The arrival of loyalist forces on the Syrian-Iraqi borders marked a major strategic turning point in the conflict, not only because it hindered further progress by US-backed towards Al Bukamal, but also because it allowed the Pasdaran to establish a land bridge between Iran, Iraq, Syria, and Lebanon. By mid-June 2017, Washington’s only reaction to this development was a purely defensive one, as HIMARS multiple-rocket launchers were deployed to al-Tanf to deter further loyalist attacks. The US thus seemed unwilling to accept it had been checkmated by the Islamic Republic, but it was also unlikely to engage in a significant military escalation against pro-regime forces, which, given the limited manpower of the al-Tanf rebel units, would require a significant increase in US boots on the ground. The Trump Administration was thus most likely to adopt a wait-and-see policy by keeping a zone of influence that would provide it with a strategic asset in a possible confrontation with Iran in the post-IS era.

Conclusion

The string of victories won by loyalist forces in western Syria throughout 2016 allowed the regime and its allies to redirect their attention against a retreating IS, hence to cooperate with, or confront, local forces that had been fighting the Jihadi group in relative isolation from the civil war’s western theatre. Loyalist expansion to the east did not only reconnect previously separate battlefields, but also increased the risk of direct confrontation between the regime camp, on the one hand, and Turkey, the US and Jordan, on the other hand, even though the latter countries had gradually distanced themselves from the conflict’s master cleavage since the Russian intervention. The destabilizing effect of IS’ 2014 blitzkrieg in Iraq and Syria might thus be felt long after the Jihadi organization ceases to control any territory: the threat from IS provoked, or facilitated, the direct intervention of foreign powers (the US, Iran, Russia, and Turkey) between which IS initially acted as a buffer, but that are now increasingly facing each other as the “Caliphate” dwindles. Paradoxically, therefore, the end of IS could actually make the Syrian conflict more volatile than ever.

Notes

[1] “51 U.S. diplomats urge strikes against Assad in Syria,” New York Times, 16 June 2016.

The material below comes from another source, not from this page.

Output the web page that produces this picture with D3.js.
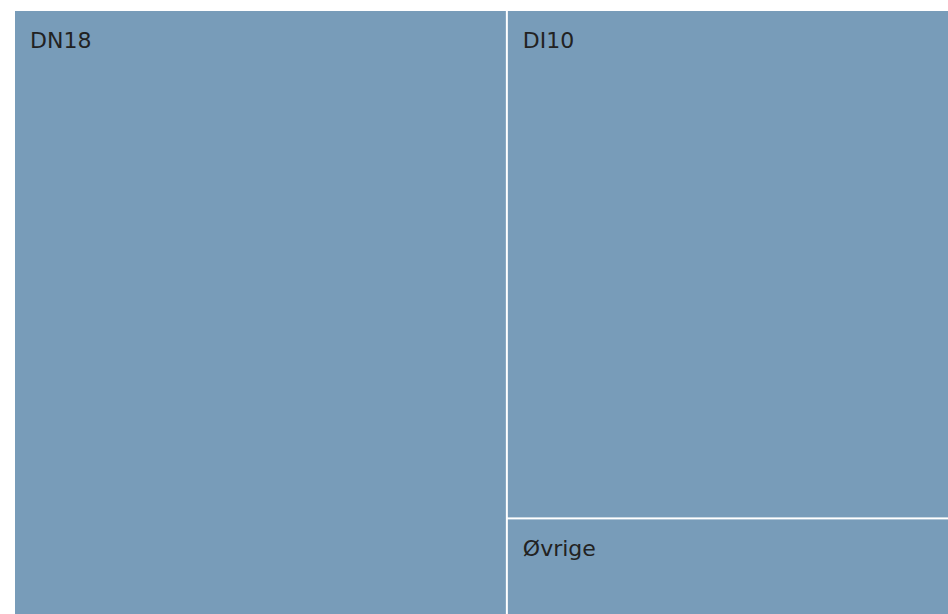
<!DOCTYPE html>
<html>
<head>
<meta charset="utf-8">
<script src="https://cdn.jsdelivr.net/npm/d3@7"></script>
<style>
  html, body { margin: 0; padding: 0; background: #fff; }
  svg { display: block; }
</style>
</head>
<body>
<svg id="chart" width="948" height="614"></svg>
<script>
// Share of each group (percent)
const categories = ["DN18", "DI10", "Øvrige"];
const values = [52.6, 39.7, 7.7];

const width = 948, height = 614;
const svg = d3.select("#chart");

const root = d3.hierarchy({
    name: "root",
    children: categories.map((c, i) => ({ name: c, value: values[i] }))
  })
  .sum(d => d.value || 0);

d3.treemap()
  .tile(d3.treemapSquarify)
  .size([935, 605])
  .paddingInner(2)
  .round(false)(root);

const g = svg.append("g").attr("transform", "translate(15,11)");

const cell = g.selectAll("g.cell")
  .data(root.leaves())
  .join("g")
  .attr("class", "cell")
  .attr("transform", d => `translate(${d.x0},${d.y0})`);

cell.append("rect")
  .attr("width", d => d.x1 - d.x0)
  .attr("height", d => d.y1 - d.y0)
  .attr("fill", "#789cb9");

cell.append("text")
  .attr("x", 15)
  .attr("y", 37)
  .attr("fill", "#222")
  .style("font-family", "Verdana, 'DejaVu Sans', sans-serif")
  .style("font-size", "22px")
  .text(d => d.data.name);
</script>
</body>
</html>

[2] “Jordan’s balancing act in Syria,” The New Arab, 1 November 2015.

[3] “Syria forces quietly take up buffer between Kurds, Turks,” Daily Mail, 7 March 2017.

[4] Matthew Barber, “The end of the PKK in Sinjar?,” Syria Comment, 30 May 2017; “Rojava security forces discuss defence system against ‘Iranian project’ in a meeting in Syria’s Qamishli,” ARA News, 30 May 2017.

[5] “Îlham Ehmed: Russia is threatening Kurds with Turkey,” ANF News, 31 May 2017.

[6] “Is Turkey rattled by the Russian-Kurdish deal?,” Almonitor, 24 March 2017.

[7] “The Jordanian Proxy – Plans of Aggression in South Syria Will Not Triumph,” Al-Watan (Damascus), 26 April 2017.